Methods: We carried out a prospective case-controlled study. Subjects were divided into those who had stones visible on gallbladder ultrasound (cases), and those whose ultrasounds were negative for gallstones (controls). Body mass index (BMI) was calculated, and serum lipids and lipoprotein, and glucose levels were measured. Class I HLA (HLA-B) typing was performed by PCR amplification of genomic DNA.
Results: Of the 1,101 subjects, 146 were classified as subjects with GD (cases) and 955 as subjects without GD (controls).

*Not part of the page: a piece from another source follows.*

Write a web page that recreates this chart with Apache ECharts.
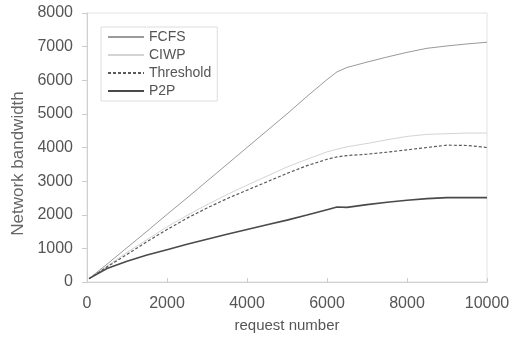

Mean age of the cases was 53.5 +/- 12.5 yr versus 44.78 +/- 12.0 yr for the controls, p= 0.001. A family history of GD was observed in 48% of the cases versus 28.4% of the controls, p= 0.001. HLA-B39 was more frequently increased in GD subjects (0.162), compared with controls (0.063), p= 0.008. The odds ratio of having HLA-B39 was 2.8 and 95% (CI 95%= 1.3-6.3) for GD; HLA-B15 was more frequently increased in controls than in cases.
Conclusions: The most prevalent HLA alleles detected in these GD cases are characteristic of Amerindian populations, supporting the role of genetics in the high prevalence of the development of GD in Mexican mestizos.